But a study of the crucial points of the tectonics
showed that an explanation of the structural
evolution by means of more locally restricted gravity
tectonics should be preferred.
The more general principles of the tectonic evolution
of the eastern Alps, as expounded by Van
Bemmelen (1960 a and b), are accepted as the
tectonic setting for the structural evolution of the
NW Dolomites in cenozoic time.
The NW Dolomites are the northwestern corner
of the larger unit of the Dolomites. The latter unit
of the southeastern Alps lagged behind during the
rise of the east alpine geanticline in tertiary time.
This Dolomites-block has been separated from the
more elevated, central parts of the geanticline by
the large Judicaria and Pusteria faults (with a
vertical throw of at least 5 km).
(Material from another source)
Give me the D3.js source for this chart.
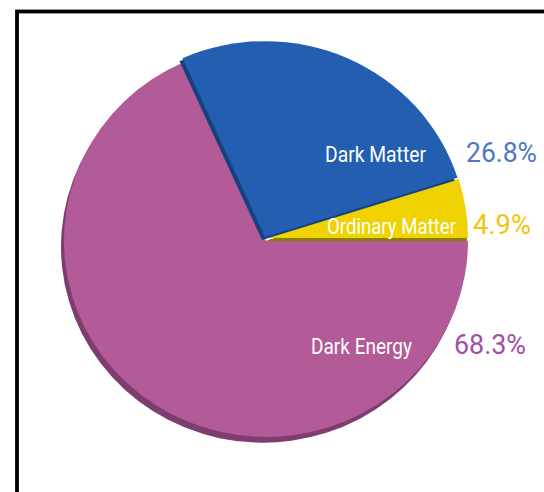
<!DOCTYPE html>
<html>
<head>
<meta charset="utf-8">
<script src="https://cdn.jsdelivr.net/npm/d3@7/dist/d3.min.js"></script>
<style>
  html, body { margin: 0; padding: 0; background: #fff; }
  svg { display: block; }
</style>
</head>
<body>
<svg id="chart" width="544" height="492"></svg>
<script>
// Composition of the universe (share of total energy density, %)
const categories = ["Dark Energy", "Dark Matter", "Ordinary Matter"];
const shares = [68.3, 26.8, 4.9];
const valueLabels = ["68.3%", "26.8%", "4.9%"];

// Styling per slice
const faceColors   = ["#b35a98", "#235eb0", "#efd200"];
const shadowColors = ["#7e3d6f", "#15427c", "#8c7e00"];
const valueColors  = ["#a04ea9", "#4e76c6", "#f4c40c"];

const W = 544, H = 492;
const cx = 266, cy = 241, R = 202, squash = 0.97;

const svg = d3.select("#chart");

// Page frame (runs off the right and bottom edges)
svg.append("rect")
  .attr("x", 17).attr("y", 11.5)
  .attr("width", 600).attr("height", 600)
  .attr("fill", "#fff")
  .attr("stroke", "#000")
  .attr("stroke-width", 3.8);

const pie = d3.pie()
  .sort(null)
  .startAngle(Math.PI / 2)
  .endAngle(Math.PI / 2 + 2 * Math.PI);

const arc = d3.arc().innerRadius(0).outerRadius(R);
const arcs = pie(shares);

// Small displacement of the two matter slices and the drop shadow of each
const sliceShift  = [[0, 0], [-1, -4], [0, -3]];
const shadowShift = [[-3, 6], [-3, 3], [-1, 3]];

const pieG = svg.append("g")
  .attr("transform", `translate(${cx},${cy}) scale(1,${squash})`);

// energy first, then ordinary matter, then dark matter on top
[0, 2, 1].forEach(i => {
  const g = pieG.append("g")
    .attr("transform", `translate(${sliceShift[i][0]},${sliceShift[i][1]})`);
  g.append("path")
    .attr("d", arc(arcs[i]))
    .attr("transform", `translate(${shadowShift[i][0]},${shadowShift[i][1]})`)
    .attr("fill", shadowColors[i]);
  g.append("path")
    .attr("d", arc(arcs[i]))
    .attr("fill", faceColors[i]);
});

// Label placement: [nameX, nameY, nameWidth, valueX, valueY, valueWidth]
const labelLayout = [
  [311, 353.5, 101, 454, 353.5, 72],
  [325, 162, 101, 466, 162, 71],
  [327, 233.5, 129, 473, 234, 58]
];

const fontStack = "'Liberation Sans Narrow', Roboto, 'DejaVu Sans', sans-serif";

categories.forEach((name, i) => {
  const L = labelLayout[i];
  svg.append("text")
    .attr("x", L[0]).attr("y", L[1])
    .attr("font-family", fontStack)
    .attr("font-size", 22)
    .attr("fill", "#ffffff")
    .attr("textLength", L[2])
    .attr("lengthAdjust", "spacingAndGlyphs")
    .text(name);
  svg.append("text")
    .attr("x", L[3]).attr("y", L[4])
    .attr("font-family", fontStack)
    .attr("font-size", 28)
    .attr("fill", valueColors[i])
    .attr("textLength", L[5])
    .attr("lengthAdjust", "spacingAndGlyphs")
    .text(valueLabels[i]);
});
</script>
</body>
</html>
Between this fault
system and the area of the Dolomites a zone of
relative subsidence is intercalated, which has a
graben-like or synclinal character (Brenta Alps, Val
di Non area, Sarntal Alps, Pusteria Valley). From
San Candido this zone extends SE-ward to San
Stefano di Cadore, this tract (Valle di Sesto) separates
the Dolomites from the Carnian Alps.
Parts of this depressed zone have been compressed
subsequently by the gravitative spreading of the
adjacent higher areas to the NW, N, and NE.
(Dietzel, 1960; Van Hilten, 1960; Agterberg 1961).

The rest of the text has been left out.